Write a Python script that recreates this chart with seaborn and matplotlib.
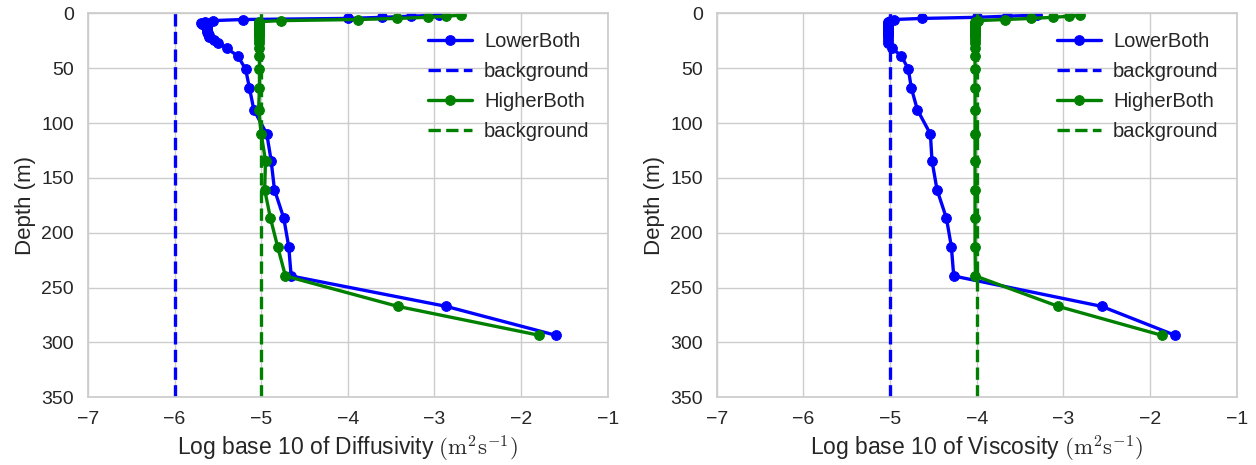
import numpy as np
import pandas as pd
import matplotlib
matplotlib.use("Agg")
import matplotlib.pyplot as plt
import seaborn as sns

# ---------------- data ----------------
depth = [1.5, 2.5, 3.5, 4.5, 5.5, 6.5, 7.5, 8.5, 9.5, 10.5, 11.5, 12.5, 13.5, 14.5,
         15.5, 16.5, 17.5, 18.5, 19.5, 21.1, 24.1, 26.6, 31.7, 38.7, 50.8, 68.1,
         87.8, 110.0, 134.3, 160.7, 186.8, 212.8, 239.5, 267.2, 293.6]

diff_lower = [-2.95, -3.27, -3.60, -4.00, -5.21, -5.56, -5.65, -5.69, -5.68, -5.66,
              -5.64, -5.63, -5.63, -5.62, -5.62, -5.62, -5.61, -5.61, -5.60, -5.60,
              -5.54, -5.50, -5.40, -5.27, -5.18, -5.135, -5.085, -4.935, -4.885,
              -4.847, -4.739, -4.682, -4.654, -2.866, -1.598]
diff_higher = [-2.69, -2.87, -3.08, -3.43, -3.88, -4.77, -5.02, -5.02, -5.02, -5.02,
               -5.02, -5.02, -5.02, -5.02, -5.02, -5.02, -5.02, -5.02, -5.02, -5.02,
               -5.02, -5.02, -5.02, -5.02, -5.02, -5.02, -5.03, -5.00, -4.95,
               -4.96, -4.893, -4.81, -4.72, -3.424, -1.79]
visc_lower = [-3.30, -3.65, -4.00, -4.63, -4.95, -5.00, -5.02, -5.03, -5.03, -5.03,
              -5.03, -5.03, -5.03, -5.03, -5.03, -5.03, -5.03, -5.03, -5.03, -5.03,
              -5.02, -5.02, -4.98, -4.87, -4.79, -4.755, -4.686, -4.535, -4.517,
              -4.459, -4.35, -4.293, -4.266, -2.559, -1.711]
visc_higher = [-2.81, -2.93, -3.12, -3.37, -3.67, -3.99, -4.02, -4.02, -4.02, -4.02,
               -4.02, -4.02, -4.02, -4.02, -4.02, -4.02, -4.02, -4.02, -4.02, -4.02,
               -4.02, -4.02, -4.02, -4.02, -4.02, -4.02, -4.02, -4.02, -4.02,
               -4.02, -4.02, -4.02, -4.015, -3.06, -1.865]

diff_bg_lower = -6
diff_bg_higher = -5
visc_bg_lower = -5
visc_bg_higher = -4

series_names = ["LowerBoth", "HigherBoth"]
xlabels = [r"Log base 10 of Diffusivity $(\mathrm{m}^2\mathrm{s}^{-1})$",
           r"Log base 10 of Viscosity $(\mathrm{m}^2\mathrm{s}^{-1})$"]
xticks = [-7, -6, -5, -4, -3, -2, -1]
yticks = [0, 50, 100, 150, 200, 250, 300, 350]

# ---------------- style ----------------
sns.set_theme(style="whitegrid")
plt.rcParams["font.family"] = ["Liberation Sans", "DejaVu Sans"]
plt.rcParams["mathtext.fontset"] = "cm"
plt.rcParams["axes.edgecolor"] = "0.8"
plt.rcParams["grid.color"] = "0.8"

fig, axes = plt.subplots(1, 2, figsize=(12.56, 4.65), dpi=100)
fig.subplots_adjust(left=0.070, right=0.9846, top=0.971, bottom=0.146, wspace=0.21)

panels = [
    (diff_lower, diff_higher, diff_bg_lower, diff_bg_higher, xlabels[0]),
    (visc_lower, visc_higher, visc_bg_lower, visc_bg_higher, xlabels[1]),
]

for ax, (low, high, bg_low, bg_high, xl) in zip(axes, panels):
    df = pd.DataFrame({"depth": depth, "low": low, "high": high})
    sns.lineplot(data=df, x="low", y="depth", orient="y", ax=ax, color="blue",
                 marker="o", markersize=7, markeredgecolor="blue", linewidth=2.4,
                 label=series_names[0])
    ax.axvline(bg_low, color="blue", linestyle="--", linewidth=2.4, label="background")
    sns.lineplot(data=df, x="high", y="depth", orient="y", ax=ax, color="green",
                 marker="o", markersize=7, markeredgecolor="green", linewidth=2.4,
                 label=series_names[1])
    ax.axvline(bg_high, color="green", linestyle="--", linewidth=2.4, label="background")

    ax.set_xlim(-7, -1)
    ax.set_ylim(350, 0)
    ax.set_xticks(xticks)
    ax.set_yticks(yticks)
    ax.tick_params(labelsize=14, colors="0.15", pad=4)
    ax.set_xlabel(xl, fontsize=16.5, color="0.15")
    ax.set_ylabel("Depth (m)", fontsize=16, color="0.15")
    leg = ax.legend(loc="upper right", fontsize=14.5, frameon=False,
                    handlelength=2.2, handletextpad=0.6, borderaxespad=0.5,
                    labelspacing=0.55)
    for t in leg.get_texts():
        t.set_color("0.15")

fig.savefig("out.png", dpi=100)
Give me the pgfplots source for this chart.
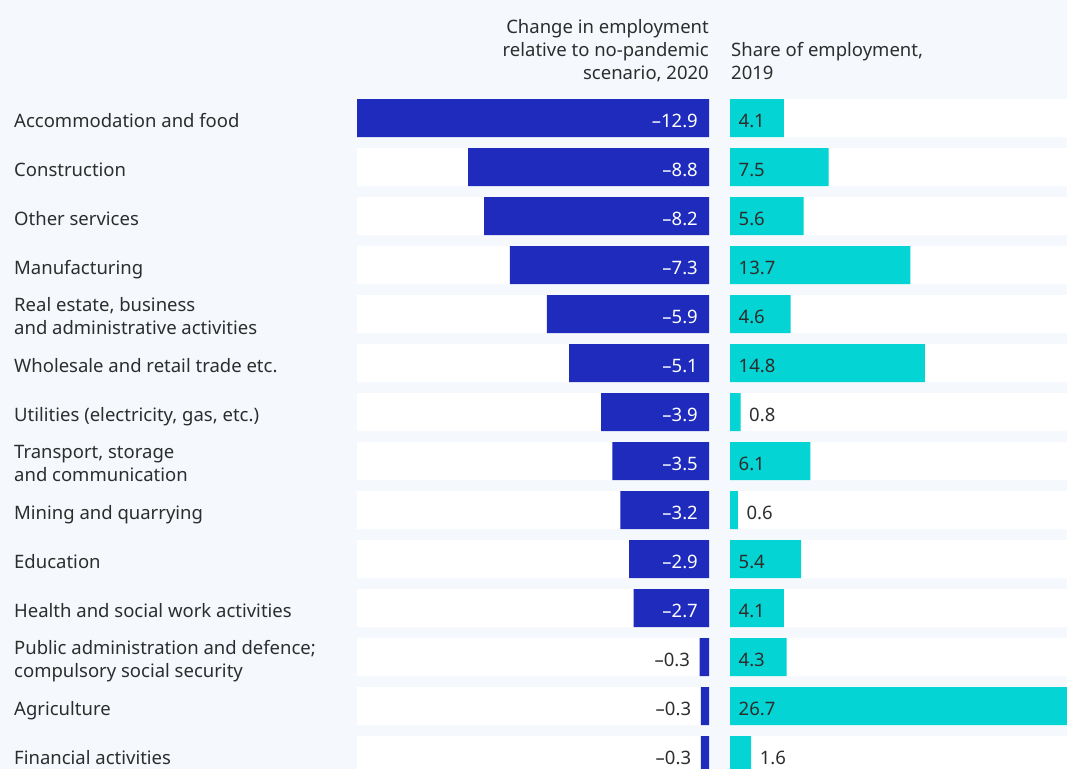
◇ ◇ ◇ ◇ ◇
• **What the task requires**
Quote the material in full and exactly; do not carry over its pictures.

• **Task answer**
Write a Python script that recreates this chart with seaborn and matplotlib.
import numpy as np
import pandas as pd
import matplotlib
matplotlib.use("Agg")
import matplotlib.pyplot as plt
import seaborn as sns

# ---------------- data ----------------
depth = [1.5, 2.5, 3.5, 4.5, 5.5, 6.5, 7.5, 8.5, 9.5, 10.5, 11.5, 12.5, 13.5, 14.5,
         15.5, 16.5, 17.5, 18.5, 19.5, 21.1, 24.1, 26.6, 31.7, 38.7, 50.8, 68.1,
         87.8, 110.0, 134.3, 160.7, 186.8, 212.8, 239.5, 267.2, 293.6]

diff_lower = [-2.95, -3.27, -3.60, -4.00, -5.21, -5.56, -5.65, -5.69, -5.68, -5.66,
              -5.64, -5.63, -5.63, -5.62, -5.62, -5.62, -5.61, -5.61, -5.60, -5.60,
              -5.54, -5.50, -5.40, -5.27, -5.18, -5.135, -5.085, -4.935, -4.885,
              -4.847, -4.739, -4.682, -4.654, -2.866, -1.598]
diff_higher = [-2.69, -2.87, -3.08, -3.43, -3.88, -4.77, -5.02, -5.02, -5.02, -5.02,
               -5.02, -5.02, -5.02, -5.02, -5.02, -5.02, -5.02, -5.02, -5.02, -5.02,
               -5.02, -5.02, -5.02, -5.02, -5.02, -5.02, -5.03, -5.00, -4.95,
               -4.96, -4.893, -4.81, -4.72, -3.424, -1.79]
visc_lower = [-3.30, -3.65, -4.00, -4.63, -4.95, -5.00, -5.02, -5.03, -5.03, -5.03,
              -5.03, -5.03, -5.03, -5.03, -5.03, -5.03, -5.03, -5.03, -5.03, -5.03,
              -5.02, -5.02, -4.98, -4.87, -4.79, -4.755, -4.686, -4.535, -4.517,
              -4.459, -4.35, -4.293, -4.266, -2.559, -1.711]
visc_higher = [-2.81, -2.93, -3.12, -3.37, -3.67, -3.99, -4.02, -4.02, -4.02, -4.02,
               -4.02, -4.02, -4.02, -4.02, -4.02, -4.02, -4.02, -4.02, -4.02, -4.02,
               -4.02, -4.02, -4.02, -4.02, -4.02, -4.02, -4.02, -4.02, -4.02,
               -4.02, -4.02, -4.02, -4.015, -3.06, -1.865]

diff_bg_lower = -6
diff_bg_higher = -5
visc_bg_lower = -5
visc_bg_higher = -4

series_names = ["LowerBoth", "HigherBoth"]
xlabels = [r"Log base 10 of Diffusivity $(\mathrm{m}^2\mathrm{s}^{-1})$",
           r"Log base 10 of Viscosity $(\mathrm{m}^2\mathrm{s}^{-1})$"]
xticks = [-7, -6, -5, -4, -3, -2, -1]
yticks = [0, 50, 100, 150, 200, 250, 300, 350]

# ---------------- style ----------------
sns.set_theme(style="whitegrid")
plt.rcParams["font.family"] = ["Liberation Sans", "DejaVu Sans"]
plt.rcParams["mathtext.fontset"] = "cm"
plt.rcParams["axes.edgecolor"] = "0.8"
plt.rcParams["grid.color"] = "0.8"

fig, axes = plt.subplots(1, 2, figsize=(12.56, 4.65), dpi=100)
fig.subplots_adjust(left=0.070, right=0.9846, top=0.971, bottom=0.146, wspace=0.21)

panels = [
    (diff_lower, diff_higher, diff_bg_lower, diff_bg_higher, xlabels[0]),
    (visc_lower, visc_higher, visc_bg_lower, visc_bg_higher, xlabels[1]),
]

for ax, (low, high, bg_low, bg_high, xl) in zip(axes, panels):
    df = pd.DataFrame({"depth": depth, "low": low, "high": high})
    sns.lineplot(data=df, x="low", y="depth", orient="y", ax=ax, color="blue",
                 marker="o", markersize=7, markeredgecolor="blue", linewidth=2.4,
                 label=series_names[0])
    ax.axvline(bg_low, color="blue", linestyle="--", linewidth=2.4, label="background")
    sns.lineplot(data=df, x="high", y="depth", orient="y", ax=ax, color="green",
                 marker="o", markersize=7, markeredgecolor="green", linewidth=2.4,
                 label=series_names[1])
    ax.axvline(bg_high, color="green", linestyle="--", linewidth=2.4, label="background")

    ax.set_xlim(-7, -1)
    ax.set_ylim(350, 0)
    ax.set_xticks(xticks)
    ax.set_yticks(yticks)
    ax.tick_params(labelsize=14, colors="0.15", pad=4)
    ax.set_xlabel(xl, fontsize=16.5, color="0.15")
    ax.set_ylabel("Depth (m)", fontsize=16, color="0.15")
    leg = ax.legend(loc="upper right", fontsize=14.5, frameon=False,
                    handlelength=2.2, handletextpad=0.6, borderaxespad=0.5,
                    labelspacing=0.55)
    for t in leg.get_texts():
        t.set_color("0.15")

fig.savefig("out.png", dpi=100)
Give me the pgfplots source for this chart.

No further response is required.